▶ _To do_
Copy the first line of the entries below and every line after it through the line containing "rule_y = 1 + (T - (39 - OFF)) / plot_h". Do not include pictures.

▶ _Data for the task_
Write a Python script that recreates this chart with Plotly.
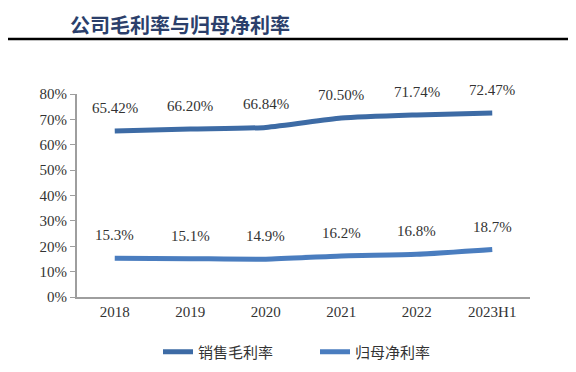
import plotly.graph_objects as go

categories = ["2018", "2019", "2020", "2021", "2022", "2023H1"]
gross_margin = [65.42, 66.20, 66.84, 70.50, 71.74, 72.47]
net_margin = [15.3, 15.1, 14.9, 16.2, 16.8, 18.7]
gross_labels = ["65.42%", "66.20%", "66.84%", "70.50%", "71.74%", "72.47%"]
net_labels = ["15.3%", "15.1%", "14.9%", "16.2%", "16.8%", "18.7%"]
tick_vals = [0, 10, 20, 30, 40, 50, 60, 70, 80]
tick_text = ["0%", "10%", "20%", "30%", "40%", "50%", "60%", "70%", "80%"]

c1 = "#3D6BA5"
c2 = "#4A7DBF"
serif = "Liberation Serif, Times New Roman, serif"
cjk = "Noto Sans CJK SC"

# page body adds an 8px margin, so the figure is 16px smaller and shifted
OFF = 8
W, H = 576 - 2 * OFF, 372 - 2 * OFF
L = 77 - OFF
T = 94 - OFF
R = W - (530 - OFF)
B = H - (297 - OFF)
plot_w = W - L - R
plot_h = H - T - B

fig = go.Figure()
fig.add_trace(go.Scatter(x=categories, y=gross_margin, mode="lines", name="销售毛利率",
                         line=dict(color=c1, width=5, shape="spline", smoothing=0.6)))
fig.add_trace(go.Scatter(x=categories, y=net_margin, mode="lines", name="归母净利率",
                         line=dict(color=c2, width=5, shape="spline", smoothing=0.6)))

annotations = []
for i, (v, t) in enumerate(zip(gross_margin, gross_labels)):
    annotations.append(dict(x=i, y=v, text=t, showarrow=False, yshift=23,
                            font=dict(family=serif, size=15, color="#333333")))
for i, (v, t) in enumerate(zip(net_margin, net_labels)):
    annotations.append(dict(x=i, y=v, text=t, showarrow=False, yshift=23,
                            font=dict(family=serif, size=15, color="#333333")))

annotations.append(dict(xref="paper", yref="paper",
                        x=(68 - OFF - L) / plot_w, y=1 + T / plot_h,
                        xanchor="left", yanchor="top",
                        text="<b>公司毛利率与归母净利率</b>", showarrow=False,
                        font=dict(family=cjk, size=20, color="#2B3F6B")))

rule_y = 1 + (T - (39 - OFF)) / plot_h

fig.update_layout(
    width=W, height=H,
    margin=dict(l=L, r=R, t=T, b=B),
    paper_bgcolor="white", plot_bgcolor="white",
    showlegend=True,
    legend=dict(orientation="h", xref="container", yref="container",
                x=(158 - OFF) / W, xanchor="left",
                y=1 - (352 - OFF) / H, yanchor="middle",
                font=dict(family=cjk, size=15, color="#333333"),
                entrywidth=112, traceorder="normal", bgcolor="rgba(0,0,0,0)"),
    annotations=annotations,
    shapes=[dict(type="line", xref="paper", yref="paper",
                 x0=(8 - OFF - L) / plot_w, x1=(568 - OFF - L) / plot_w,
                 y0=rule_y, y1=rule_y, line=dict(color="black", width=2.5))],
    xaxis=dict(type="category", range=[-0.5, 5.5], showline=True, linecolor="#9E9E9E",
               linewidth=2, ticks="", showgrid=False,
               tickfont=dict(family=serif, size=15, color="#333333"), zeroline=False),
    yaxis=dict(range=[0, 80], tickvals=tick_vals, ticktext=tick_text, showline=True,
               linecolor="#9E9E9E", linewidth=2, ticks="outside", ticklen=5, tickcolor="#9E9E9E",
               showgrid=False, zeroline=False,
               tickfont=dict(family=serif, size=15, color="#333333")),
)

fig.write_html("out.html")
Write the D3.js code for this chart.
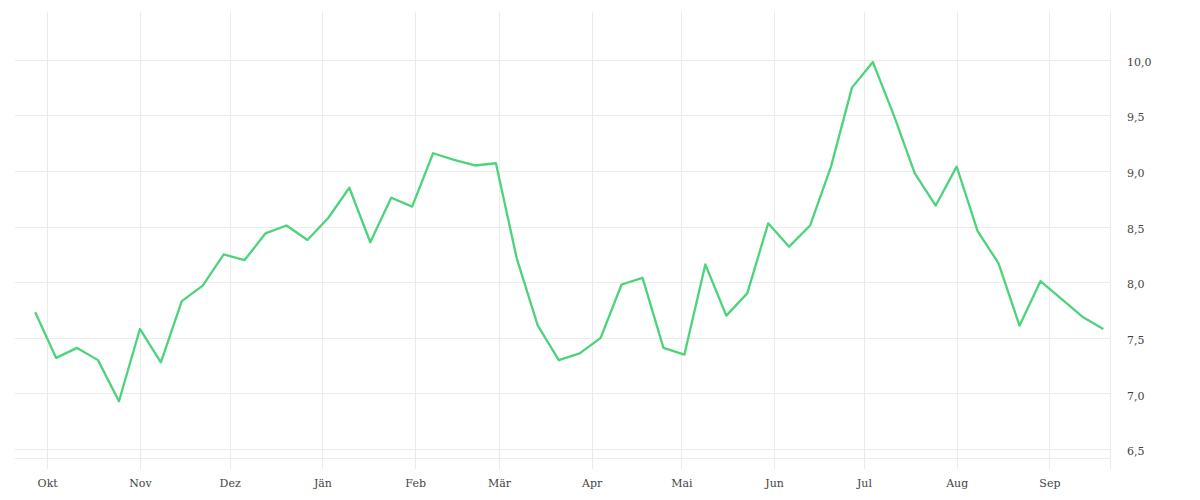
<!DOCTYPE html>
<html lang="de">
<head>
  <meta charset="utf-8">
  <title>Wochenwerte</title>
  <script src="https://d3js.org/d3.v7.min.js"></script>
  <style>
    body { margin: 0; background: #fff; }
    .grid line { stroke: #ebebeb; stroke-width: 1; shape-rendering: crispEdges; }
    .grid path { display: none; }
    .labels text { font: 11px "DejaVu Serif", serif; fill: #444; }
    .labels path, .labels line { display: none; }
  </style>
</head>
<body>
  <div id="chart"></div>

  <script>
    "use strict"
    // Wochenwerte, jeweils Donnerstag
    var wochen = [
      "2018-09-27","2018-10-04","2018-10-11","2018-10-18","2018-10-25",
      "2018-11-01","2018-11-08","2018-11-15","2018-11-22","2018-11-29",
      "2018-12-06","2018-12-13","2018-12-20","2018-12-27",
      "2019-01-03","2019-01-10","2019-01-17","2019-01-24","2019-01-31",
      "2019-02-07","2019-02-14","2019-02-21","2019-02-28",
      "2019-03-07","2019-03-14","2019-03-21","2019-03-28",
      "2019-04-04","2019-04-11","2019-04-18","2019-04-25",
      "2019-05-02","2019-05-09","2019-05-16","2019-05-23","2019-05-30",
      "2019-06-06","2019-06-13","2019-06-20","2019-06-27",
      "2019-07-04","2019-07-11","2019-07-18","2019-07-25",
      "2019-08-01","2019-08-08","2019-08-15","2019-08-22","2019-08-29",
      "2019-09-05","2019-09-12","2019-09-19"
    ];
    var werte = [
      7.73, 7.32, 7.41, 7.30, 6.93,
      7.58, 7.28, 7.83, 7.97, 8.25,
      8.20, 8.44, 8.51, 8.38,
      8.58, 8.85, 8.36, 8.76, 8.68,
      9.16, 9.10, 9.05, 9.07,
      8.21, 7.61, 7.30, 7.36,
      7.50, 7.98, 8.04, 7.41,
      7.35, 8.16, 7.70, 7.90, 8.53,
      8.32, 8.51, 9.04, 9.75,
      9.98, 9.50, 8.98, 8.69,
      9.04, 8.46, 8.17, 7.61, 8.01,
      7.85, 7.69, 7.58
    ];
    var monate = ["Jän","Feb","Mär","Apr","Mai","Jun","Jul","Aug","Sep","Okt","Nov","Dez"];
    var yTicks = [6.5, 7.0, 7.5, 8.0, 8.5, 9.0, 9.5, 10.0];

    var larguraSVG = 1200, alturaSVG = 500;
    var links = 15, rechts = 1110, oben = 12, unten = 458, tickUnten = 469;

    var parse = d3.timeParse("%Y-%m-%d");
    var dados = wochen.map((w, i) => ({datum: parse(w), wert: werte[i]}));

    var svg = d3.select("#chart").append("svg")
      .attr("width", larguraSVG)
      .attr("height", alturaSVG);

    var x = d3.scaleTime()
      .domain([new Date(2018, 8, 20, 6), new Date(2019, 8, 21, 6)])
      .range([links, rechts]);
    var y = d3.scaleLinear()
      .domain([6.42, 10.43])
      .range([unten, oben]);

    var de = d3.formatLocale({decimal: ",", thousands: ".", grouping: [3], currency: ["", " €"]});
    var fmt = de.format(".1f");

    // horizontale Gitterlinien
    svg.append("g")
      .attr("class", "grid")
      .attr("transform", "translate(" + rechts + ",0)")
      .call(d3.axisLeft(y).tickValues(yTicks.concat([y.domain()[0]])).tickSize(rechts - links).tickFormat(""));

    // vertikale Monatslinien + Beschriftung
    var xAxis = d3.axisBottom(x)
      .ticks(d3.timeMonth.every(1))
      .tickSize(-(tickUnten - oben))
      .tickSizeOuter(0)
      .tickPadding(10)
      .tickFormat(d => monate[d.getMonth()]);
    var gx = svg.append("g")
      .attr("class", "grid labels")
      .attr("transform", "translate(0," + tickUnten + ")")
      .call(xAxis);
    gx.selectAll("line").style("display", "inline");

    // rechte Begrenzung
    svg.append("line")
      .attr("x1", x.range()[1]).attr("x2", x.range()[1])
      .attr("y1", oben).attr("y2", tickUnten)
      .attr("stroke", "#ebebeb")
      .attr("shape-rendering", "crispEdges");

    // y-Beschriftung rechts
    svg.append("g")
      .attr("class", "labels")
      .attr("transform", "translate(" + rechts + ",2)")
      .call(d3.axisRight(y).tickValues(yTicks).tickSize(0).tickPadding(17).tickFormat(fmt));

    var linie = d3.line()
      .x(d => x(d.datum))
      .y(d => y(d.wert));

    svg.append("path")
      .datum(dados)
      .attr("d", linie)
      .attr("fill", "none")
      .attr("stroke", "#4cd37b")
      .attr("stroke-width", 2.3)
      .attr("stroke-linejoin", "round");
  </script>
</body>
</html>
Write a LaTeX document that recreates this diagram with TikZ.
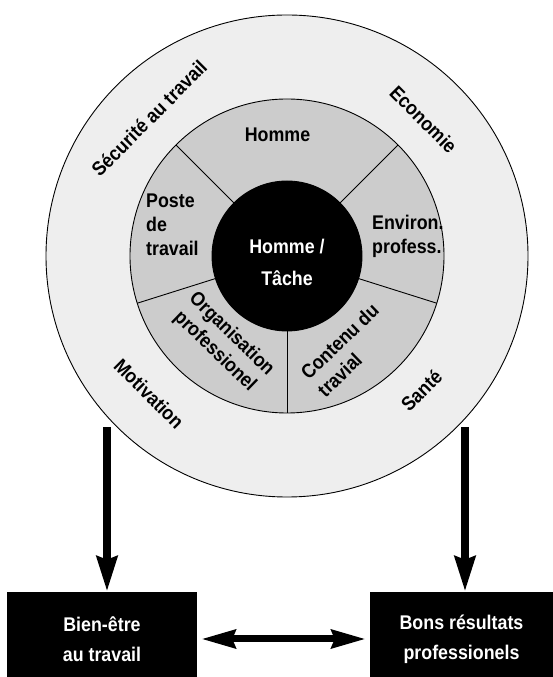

▶ _Response_
Write a Python script that recreates this chart with Plotly.
import plotly.graph_objects as go

categories = ["2018", "2019", "2020", "2021", "2022", "2023H1"]
gross_margin = [65.42, 66.20, 66.84, 70.50, 71.74, 72.47]
net_margin = [15.3, 15.1, 14.9, 16.2, 16.8, 18.7]
gross_labels = ["65.42%", "66.20%", "66.84%", "70.50%", "71.74%", "72.47%"]
net_labels = ["15.3%", "15.1%", "14.9%", "16.2%", "16.8%", "18.7%"]
tick_vals = [0, 10, 20, 30, 40, 50, 60, 70, 80]
tick_text = ["0%", "10%", "20%", "30%", "40%", "50%", "60%", "70%", "80%"]

c1 = "#3D6BA5"
c2 = "#4A7DBF"
serif = "Liberation Serif, Times New Roman, serif"
cjk = "Noto Sans CJK SC"

# page body adds an 8px margin, so the figure is 16px smaller and shifted
OFF = 8
W, H = 576 - 2 * OFF, 372 - 2 * OFF
L = 77 - OFF
T = 94 - OFF
R = W - (530 - OFF)
B = H - (297 - OFF)
plot_w = W - L - R
plot_h = H - T - B

fig = go.Figure()
fig.add_trace(go.Scatter(x=categories, y=gross_margin, mode="lines", name="销售毛利率",
                         line=dict(color=c1, width=5, shape="spline", smoothing=0.6)))
fig.add_trace(go.Scatter(x=categories, y=net_margin, mode="lines", name="归母净利率",
                         line=dict(color=c2, width=5, shape="spline", smoothing=0.6)))

annotations = []
for i, (v, t) in enumerate(zip(gross_margin, gross_labels)):
    annotations.append(dict(x=i, y=v, text=t, showarrow=False, yshift=23,
                            font=dict(family=serif, size=15, color="#333333")))
for i, (v, t) in enumerate(zip(net_margin, net_labels)):
    annotations.append(dict(x=i, y=v, text=t, showarrow=False, yshift=23,
                            font=dict(family=serif, size=15, color="#333333")))

annotations.append(dict(xref="paper", yref="paper",
                        x=(68 - OFF - L) / plot_w, y=1 + T / plot_h,
                        xanchor="left", yanchor="top",
                        text="<b>公司毛利率与归母净利率</b>", showarrow=False,
                        font=dict(family=cjk, size=20, color="#2B3F6B")))

rule_y = 1 + (T - (39 - OFF)) / plot_h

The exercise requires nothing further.